Sounds from two identical sources `S_(1)` and `S_(2)` reach a point `P`. When the sounds reach directly, and in the same phase, the intensity at `P` is `I_(0)`. The power of `S_(1)` is now reduced by `64%` and the phase difference between `S_(1)` and `S_(2)` is varied continuously. The maximum and minimum intensities recorded at `P` are now `I_("max")` and `I_("min")`

To solve the problem step by step, we will analyze the situation involving two identical sound sources \( S_1 \) and \( S_2 \) and how their intensities change when the power of one source is reduced and the phase difference is varied. ### Step 1: Determine the Initial Intensity Initially, when both sources \( S_1 \) and \( S_2 \) are in phase, the intensity at point \( P \) is given as \( I_0 \).

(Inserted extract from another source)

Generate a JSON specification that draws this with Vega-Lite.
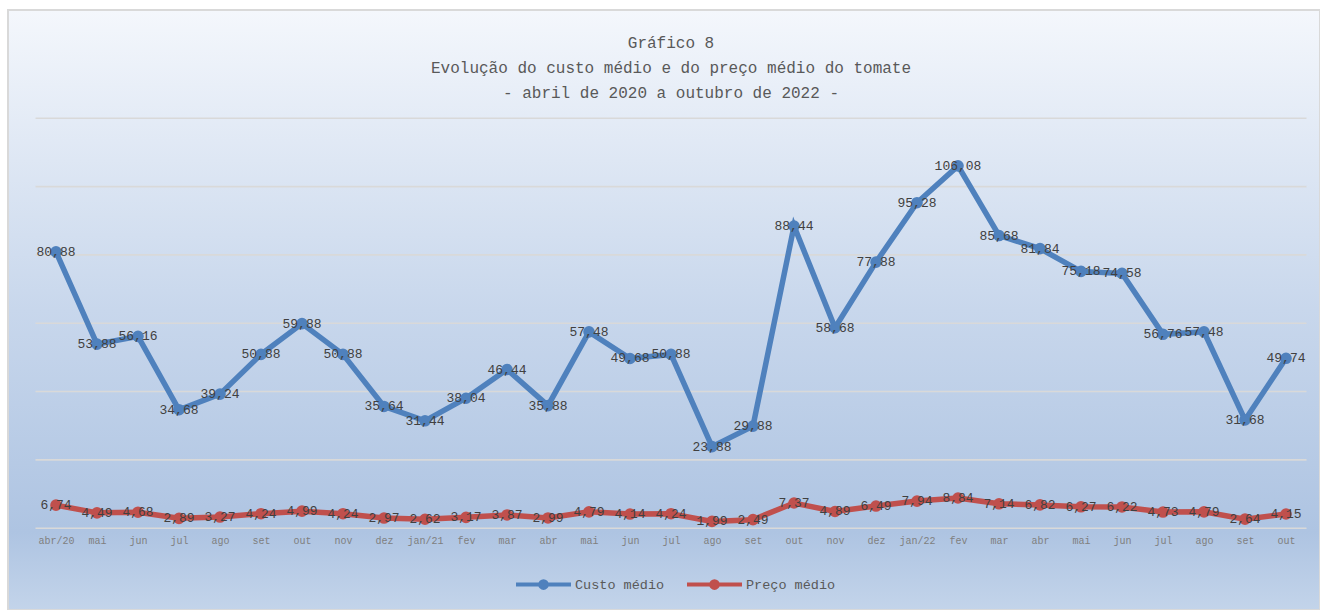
{
  "$schema": "https://vega.github.io/schema/vega-lite/v6.json",
  "width": 1312,
  "height": 600,
  "padding": {"left": 8, "top": 10, "right": 0, "bottom": 0},
  "autosize": {"type": "none"},
  "background": "white",
  "config": {
    "locale": {"number": {"decimal": ",", "thousands": ".", "grouping": [3], "currency": ["R$", ""]}},
    "font": "Liberation Mono",
    "view": {
      "fill": {"gradient": "linear", "x1": 0, "y1": 0, "x2": 0, "y2": 1,
        "stops": [
          {"offset": 0, "color": "#f4f7fc"},
          {"offset": 0.5, "color": "#c8d7ec"},
          {"offset": 0.87, "color": "#aec4e2"},
          {"offset": 1, "color": "#c3d4ea"}
        ]},
      "stroke": "#d9d9d9",
      "strokeWidth": 2
    }
  },
  "title": {
    "text": ["Gráfico 8", "Evolução do custo médio e do preço médio do tomate", "- abril de 2020 a outubro de 2022 -"],
    "font": "Liberation Mono",
    "fontSize": 16,
    "fontWeight": "normal",
    "color": "#595959",
    "lineHeight": 25,
    "anchor": "middle",
    "dx": 7,
    "dy": 95
  },
  "datasets": {
    "grade": [{"v": 0}, {"v": 20}, {"v": 40}, {"v": 60}, {"v": 80}, {"v": 100}, {"v": 120}],
    "tomate": [
      {"i": 0, "mes": "abr/20", "Custo médio": 80.88, "Preço médio": 6.74},
      {"i": 1, "mes": "mai", "Custo médio": 53.88, "Preço médio": 4.49},
      {"i": 2, "mes": "jun", "Custo médio": 56.16, "Preço médio": 4.68},
      {"i": 3, "mes": "jul", "Custo médio": 34.68, "Preço médio": 2.89},
      {"i": 4, "mes": "ago", "Custo médio": 39.24, "Preço médio": 3.27},
      {"i": 5, "mes": "set", "Custo médio": 50.88, "Preço médio": 4.24},
      {"i": 6, "mes": "out", "Custo médio": 59.88, "Preço médio": 4.99},
      {"i": 7, "mes": "nov", "Custo médio": 50.88, "Preço médio": 4.24},
      {"i": 8, "mes": "dez", "Custo médio": 35.64, "Preço médio": 2.97},
      {"i": 9, "mes": "jan/21", "Custo médio": 31.44, "Preço médio": 2.62},
      {"i": 10, "mes": "fev", "Custo médio": 38.04, "Preço médio": 3.17},
      {"i": 11, "mes": "mar", "Custo médio": 46.44, "Preço médio": 3.87},
      {"i": 12, "mes": "abr", "Custo médio": 35.88, "Preço médio": 2.99},
      {"i": 13, "mes": "mai", "Custo médio": 57.48, "Preço médio": 4.79},
      {"i": 14, "mes": "jun", "Custo médio": 49.68, "Preço médio": 4.14},
      {"i": 15, "mes": "jul", "Custo médio": 50.88, "Preço médio": 4.24},
      {"i": 16, "mes": "ago", "Custo médio": 23.88, "Preço médio": 1.99},
      {"i": 17, "mes": "set", "Custo médio": 29.88, "Preço médio": 2.49},
      {"i": 18, "mes": "out", "Custo médio": 88.44, "Preço médio": 7.37},
      {"i": 19, "mes": "nov", "Custo médio": 58.68, "Preço médio": 4.89},
      {"i": 20, "mes": "dez", "Custo médio": 77.88, "Preço médio": 6.49},
      {"i": 21, "mes": "jan/22", "Custo médio": 95.28, "Preço médio": 7.94},
      {"i": 22, "mes": "fev", "Custo médio": 106.08, "Preço médio": 8.84},
      {"i": 23, "mes": "mar", "Custo médio": 85.68, "Preço médio": 7.14},
      {"i": 24, "mes": "abr", "Custo médio": 81.84, "Preço médio": 6.82},
      {"i": 25, "mes": "mai", "Custo médio": 75.18, "Preço médio": 6.27},
      {"i": 26, "mes": "jun", "Custo médio": 74.58, "Preço médio": 6.22},
      {"i": 27, "mes": "jul", "Custo médio": 56.76, "Preço médio": 4.73},
      {"i": 28, "mes": "ago", "Custo médio": 57.48, "Preço médio": 4.79},
      {"i": 29, "mes": "set", "Custo médio": 31.68, "Preço médio": 2.64},
      {"i": 30, "mes": "out", "Custo médio": 49.74, "Preço médio": 4.15}
    ]
  },
  "layer": [
    {
      "data": {"name": "grade"},
      "mark": {"type": "rule", "color": "#d9d9d9", "strokeWidth": 1.6},
      "encoding": {
        "x": {"datum": -0.5, "type": "quantitative",
          "scale": {"domain": [-1.1707, 30.829], "nice": false, "zero": false},
          "axis": {"values": [0,1,2,3,4,5,6,7,8,9,10,11,12,13,14,15,16,17,18,19,20,21,22,23,24,25,26,27,28,29,30],
            "labelExpr": "['abr/20','mai','jun','jul','ago','set','out','nov','dez','jan/21','fev','mar','abr','mai','jun','jul','ago','set','out','nov','dez','jan/22','fev','mar','abr','mai','jun','jul','ago','set','out'][datum.value]",
            "domain": false, "ticks": false, "grid": false, "title": null, "offset": -82, "labelPadding": 7,
            "labelFontSize": 10, "labelColor": "#7f7f7f", "labelFont": "Liberation Mono", "labelFlush": false, "labelOverlap": false}},
        "x2": {"datum": 30.5},
        "y": {"field": "v", "type": "quantitative",
          "scale": {"domain": [-23.95, 151.7], "nice": false, "zero": false}, "axis": null}
      }
    },
    {
      "data": {"name": "tomate"},
      "transform": [{"fold": ["Custo médio", "Preço médio"], "as": ["serie", "valor"]}],
      "layer": [
        {
          "mark": {"type": "line", "strokeWidth": 5.5, "point": {"filled": true, "size": 135}},
          "encoding": {
            "x": {"field": "i", "type": "quantitative",
              "scale": {"domain": [-1.1707, 30.829], "nice": false, "zero": false},
              "axis": {"values": [0,1,2,3,4,5,6,7,8,9,10,11,12,13,14,15,16,17,18,19,20,21,22,23,24,25,26,27,28,29,30],
                "labelExpr": "['abr/20','mai','jun','jul','ago','set','out','nov','dez','jan/21','fev','mar','abr','mai','jun','jul','ago','set','out','nov','dez','jan/22','fev','mar','abr','mai','jun','jul','ago','set','out'][datum.value]",
                "domain": false, "ticks": false, "grid": false, "title": null, "offset": -82, "labelPadding": 7,
                "labelFontSize": 10, "labelColor": "#7f7f7f", "labelFont": "Liberation Mono", "labelFlush": false, "labelOverlap": false}},
            "y": {"field": "valor", "type": "quantitative",
              "scale": {"domain": [-23.95, 151.7], "nice": false, "zero": false}, "axis": null},
            "color": {"field": "serie", "type": "nominal",
              "scale": {"domain": ["Custo médio", "Preço médio"], "range": ["#4F81BD", "#C0504D"]},
              "legend": {
                "orient": "none", "legendX": 506, "legendY": 545, "direction": "horizontal", "title": null,
                "symbolType": "M-1,0H1M-0.12,0A0.12,0.12,0,1,1,0.12,0A0.12,0.12,0,1,1,-0.12,0Z",
                "symbolSize": 3025, "symbolStrokeWidth": 4,
                "labelFont": "Liberation Mono", "labelFontSize": 13.5, "labelColor": "#595959",
                "labelOffset": 2, "columnPadding": 14,
                "encode": {"symbols": {"update": {"fill": {"scale": "color", "field": "value"}, "stroke": {"scale": "color", "field": "value"}}}}
              }}
          }
        },
        {
          "mark": {"type": "text", "font": "Liberation Mono", "fontSize": 13, "color": "#404040", "align": "center", "baseline": "middle"},
          "encoding": {
            "x": {"field": "i", "type": "quantitative",
              "scale": {"domain": [-1.1707, 30.829], "nice": false, "zero": false},
              "axis": {"values": [0,1,2,3,4,5,6,7,8,9,10,11,12,13,14,15,16,17,18,19,20,21,22,23,24,25,26,27,28,29,30],
                "labelExpr": "['abr/20','mai','jun','jul','ago','set','out','nov','dez','jan/21','fev','mar','abr','mai','jun','jul','ago','set','out','nov','dez','jan/22','fev','mar','abr','mai','jun','jul','ago','set','out'][datum.value]",
                "domain": false, "ticks": false, "grid": false, "title": null, "offset": -82, "labelPadding": 7,
                "labelFontSize": 10, "labelColor": "#7f7f7f", "labelFont": "Liberation Mono", "labelFlush": false, "labelOverlap": false}},
            "y": {"field": "valor", "type": "quantitative",
              "scale": {"domain": [-23.95, 151.7], "nice": false, "zero": false}, "axis": null},
            "text": {"field": "valor", "type": "quantitative", "format": ".2f"}
          }
        }
      ]
    }
  ]
}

Since both sources are identical, we can express this as: \[ I_0 = I_1 + I_2 + 2\sqrt{I_1 I_2} \] Given \( I_1 = I_2 = I \), we have: \[ I_0 = 2I + 2\sqrt{I^2} = 2I + 2I = 4I \] Thus, the initial intensity \( I \) can be expressed as: \[ I = \frac{I_0}{4} \] ### Step 2: Calculate the New Intensity of \( S_1 \) The power of \( S_1 \) is reduced by 64%. Therefore, the new intensity \( I_1' \) can be calculated as: \[ I_1' = I_1 \times (1 - 0.64) = I \times 0.36 = 0.36I \] ### Step 3: Calculate Maximum Intensity \( I_{\text{max}} \) The maximum intensity when the phase difference is varied is given by: \[ I_{\text{max}} = I_1' + I_2 + 2\sqrt{I_1' I_2} \] Substituting \( I_1' = 0.36I \) and \( I_2 = I \): \[ I_{\text{max}} = 0.36I + I + 2\sqrt{0.36I \cdot I} \] Calculating this gives: \[ I_{\text{max}} = 0.36I + I + 2 \cdot 0.6I = 1.36I + 1.2I = 2.56I \] ### Step 4: Calculate Minimum Intensity \( I_{\text{min}} \) The minimum intensity is given by: \[ I_{\text{min}} = I_1' + I_2 - 2\sqrt{I_1' I_2} \] Substituting the values: \[ I_{\text{min}} = 0.36I + I - 2\sqrt{0.36I \cdot I} \] Calculating this gives: \[ I_{\text{min}} = 0.36I + I - 1.2I = 1.36I - 1.2I = 0.16I \] ### Step 5: Find the Ratio \( \frac{I_{\text{max}}}{I_{\text{min}}} \) Now, we can find the ratio of maximum to minimum intensity: \[ \frac{I_{\text{max}}}{I_{\text{min}}} = \frac{2.56I}{0.16I} = \frac{2.56}{0.16} = 16 \] ### Step 6: Compare \( I_{\text{max}} \) and \( I_{\text{min}} \) with \( I_0 \) - Since \( I_0 = 4I \): - For \( I_{\text{max}} \): \[ I_{\text{max}} = 2.56I = 0.64I_0 \] - For \( I_{\text{min}} \): \[ I_{\text{min}} = 0.16I = 0.04I_0 \] ### Conclusion The results are: - \( I_{\text{max}} = 0.64I_0 \) - \( I_{\text{min}} = 0.04I_0 \) - The ratio \( \frac{I_{\text{max}}}{I_{\text{min}}} = 16 \)